If the disability community does not want "outsiders" to make this assumption (for instance, that dependence upon technology for continued life equals lack of value) then "insiders" should not make this assumption either (for instance, by saying parents who discuss the traumatic experience of raising particular children are trying to convey a judgement upon the child's worth rather than simply trying to convey traumatic experience).

My two cents today; in a foul mood; despondent and devastated by news of so much loss.

But determined that I've got to keep on somehow, anyway.

mary

4 Comments:

Blogger Dream Mom said...

I think the answer lies in two things: 1) We have to talk about it more. We have to talk about it more so that people will understand, understand that the disabled are like everyone else with the same rights. When we begin to talk about it, it will become less scary to people and people will begin to understand. Understanding, hopefully, will help people realize that judgments about the quality of life just aren't right. 2) We need to work as a society to make things easier for parents of children with disabilities and for the children themselves. I have written many posts on the things we need to make it easier for these parents.

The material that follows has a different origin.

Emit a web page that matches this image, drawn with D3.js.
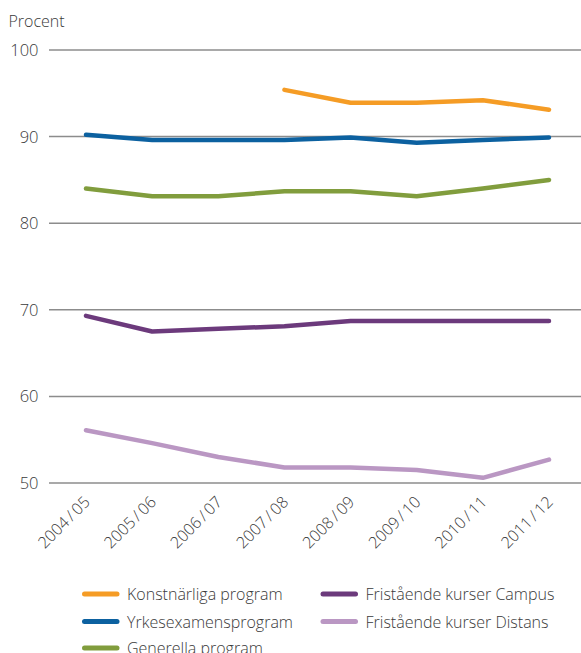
<!DOCTYPE html>
<html><head><meta charset="utf-8">
<script src="https://cdn.jsdelivr.net/npm/d3@7"></script>
<style>
body{margin:0;background:#fff;}
text{font-family:"Open Sans",Lato,sans-serif;font-weight:300;fill:#3a3a3a;}
</style></head><body>
<svg id="c" width="581" height="653"></svg>
<script>
const years = ["2004/05","2005/06","2006/07","2007/08","2008/09","2009/10","2010/11","2011/12"];
const yTicks = [50,60,70,80,90,100];
const konst = [null,null,null,95.4,93.9,93.9,94.2,93.1];
const yrke = [90.2,89.6,89.6,89.6,89.9,89.3,89.6,89.9];
const gen = [84.0,83.1,83.1,83.7,83.7,83.1,84.0,85.0];
const campus = [69.3,67.5,67.8,68.1,68.7,68.7,68.7,68.7];
const distans = [56.1,54.6,53.0,51.8,51.8,51.5,50.6,52.7];
const seriesNames = ["Konstnärliga program","Yrkesexamensprogram","Generella program","Fristående kurser Campus","Fristående kurser Distans"];
const colors = ["#F59C25","#0C61A0","#819D3D","#6C3A7C","#BA97C3"];
const seriesVals = [konst,yrke,gen,campus,distans];

const svg = d3.select("#c");
const x = d3.scalePoint().domain(years).range([86,549]);
const y = d3.scaleLinear().domain([50,100]).range([483,50]);

const g = svg.append("g");
g.selectAll("line.grid").data(yTicks).join("line")
  .attr("x1",49).attr("x2",581)
  .attr("y1",d=>y(d)).attr("y2",d=>y(d))
  .attr("stroke","#8c8c8c").attr("stroke-width",1.5);
g.selectAll("text.yl").data(yTicks).join("text")
  .attr("x",38.5).attr("y",d=>y(d)+6)
  .attr("text-anchor","end").attr("font-size",16.5).text(d=>d);

svg.append("text").attr("x",8.5).attr("y",26.5).attr("font-size",16).text("Procent");

g.selectAll("text.xl").data(years).join("text")
  .attr("text-anchor","end").attr("font-size",16)
  .attr("transform",d=>`translate(${x(d)+5},${503}) rotate(-45)`)
  .text(d=>d.replace("/","\u2009/\u2009"));

const line = d3.line().defined(d=>d.v!=null).x(d=>x(d.yr)).y(d=>y(d.v));
seriesVals.forEach((vals,i)=>{
  svg.append("path")
    .datum(vals.map((v,j)=>({yr:years[j],v})))
    .attr("d",line).attr("fill","none")
    .attr("stroke",colors[i]).attr("stroke-width",4.5)
    .attr("stroke-linecap","round").attr("stroke-linejoin","round");
});

const legPos = [[82,594],[82,621.5],[82,648],[320.5,594],[320.5,621.5]];
seriesNames.forEach((n,i)=>{
  const [lx,ly]=legPos[i];
  svg.append("line").attr("x1",lx+2.5).attr("x2",lx+35).attr("y1",ly).attr("y2",ly)
    .attr("stroke",colors[i]).attr("stroke-width",5).attr("stroke-linecap","round");
  svg.append("text").attr("x",lx+45).attr("y",ly+6).attr("font-size",16).text(n);
});
</script></body></html>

Finally, if nothing else, we need to live our lives and take action to make it easier for the people who come after us. That means, challenging old assumptions and making people understand that their actions are "not" right.

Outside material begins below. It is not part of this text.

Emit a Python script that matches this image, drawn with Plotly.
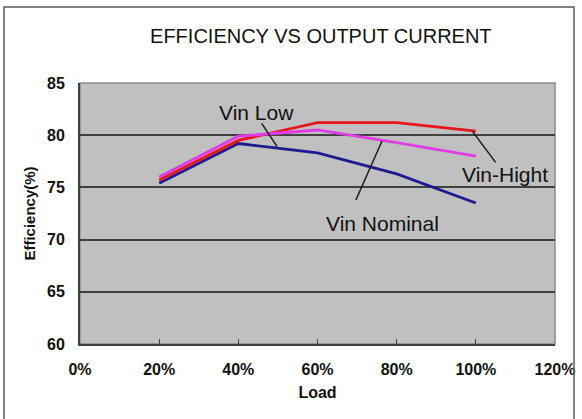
import plotly.graph_objects as go

load = [0.2, 0.4, 0.6, 0.8, 1.0]
vin_high = [75.7, 79.5, 81.2, 81.2, 80.4]
vin_nominal = [76.0, 79.9, 80.5, 79.3, 78.0]
vin_low = [75.4, 79.2, 78.3, 76.3, 73.5]

x_ticks = [0, 0.2, 0.4, 0.6, 0.8, 1.0, 1.2]
y_ticks = [60, 65, 70, 75, 80, 85]

fig = go.Figure()
fig.add_trace(go.Scatter(x=load, y=vin_low, mode="lines", line=dict(color="#1c1c8e", width=2.8), name="Vin Low"))
fig.add_trace(go.Scatter(x=load, y=vin_high, mode="lines", line=dict(color="#e5161e", width=2.8), name="Vin-Hight"))
fig.add_trace(go.Scatter(x=load, y=vin_nominal, mode="lines", line=dict(color="#e03ce6", width=2.8), name="Vin Nominal"))

font_family = "Liberation Sans, Arial, sans-serif"

# leader lines
leaders = [
    (0.459, 81.14, 0.498, 78.9),
    (0.763, 79.44, 0.697, 73.8),
    (0.992, 80.34, 1.05, 77.4),
]
for x0, y0, x1, y1 in leaders:
    fig.add_shape(type="line", x0=x0, y0=y0, x1=x1, y1=y1, xref="x", yref="y",
                  line=dict(color="#1a1a1a", width=1.5))

labels = [("Vin Low", 0.447, 82.2), ("Vin Nominal", 0.763, 71.5), ("Vin-Hight", 1.073, 76.2)]
for t, x, y in labels:
    fig.add_annotation(x=x, y=y, text=t, showarrow=False, xref="x", yref="y",
                       font=dict(family=font_family, size=21, color="#111"))

# plot area frame (lighter right/top edge)
fig.add_shape(type="rect", xref="paper", yref="paper", x0=0, y0=0, x1=1, y1=1,
              line=dict(color="#8a8a8a", width=1.5), layer="below")
# outer chart border
fig.add_shape(type="rect", xref="paper", yref="paper", x0=-0.16, y0=-0.31, x1=1.04, y1=1.291,
              line=dict(color="#5a5a5a", width=1.5))

fig.update_layout(
    width=582, height=419,
    margin=dict(l=80, r=27, t=83, b=75, autoexpand=False),
    paper_bgcolor="white", plot_bgcolor="#c0c0c0",
    showlegend=False,
    title=dict(text="EFFICIENCY VS OUTPUT CURRENT", x=0.507, xref="paper", xanchor="center",
               y=0.915, yref="container", yanchor="middle",
               font=dict(family=font_family, size=20, color="#111")),
    font=dict(family=font_family, color="#111"),
)
fig.update_xaxes(range=[0, 1.2], tickvals=x_ticks, tickformat=".0%", showgrid=False, zeroline=False,
                 automargin=False,
                 showline=True, linecolor="#404040", linewidth=2,
                 ticks="inside", ticklen=5, tickcolor="#404040",
                 tickfont=dict(family=font_family, size=16, color="#111", weight="bold"),
                 ticklabelstandoff=10,
                 title=dict(text="Load", font=dict(family=font_family, size=16, color="#111", weight="bold"), standoff=10))
fig.update_yaxes(range=[60, 85], tickvals=y_ticks, showgrid=True, gridcolor="#404040", gridwidth=1.5,
                 automargin=False,
                 zeroline=False, showline=True, linecolor="#404040", linewidth=2,
                 tickfont=dict(family=font_family, size=16, color="#111", weight="bold"),
                 ticklabelstandoff=10,
                 title=dict(text="Efficiency(%)", font=dict(family=font_family, size=15, color="#111", weight="bold"), standoff=8))

fig.write_html("out.html", config={"displayModeBar": False},
               post_script="document.body.style.margin='0';document.body.style.overflow='hidden';")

I shudder to hear about abuse in all of these places. There seems to be such a sentiment that because these people are physically and mentally "less" than others, that it makes everyone else somehow "superior". It does not. More often than not, their lives are more together, more honest and happier than others. We need to respect disabled american adult and children and teach our non-disabled friends, family and the rest of the world to respect them as well.

12:52 AM  
Blogger KC said...

As always, Mary, your two cents is priceless.

11:03 AM  
Anonymous Anonymous said...

Yes, I agree with you and Dream Mom. Talking about these parenting issues is so important, especially when other people are uncomfortable and want you to be silent, to pretend (either way) that there are no difficulties or that any problems can be solved by simple either/or reasoning and action.

Thanks Mary.

7:34 PM  
Anonymous Anonymous said...

Pardon me while I pick my jaw up off the keyboard...these statistics are horrifying!

It sounds like abusers flock to the mentally disabled - who would believe the victims?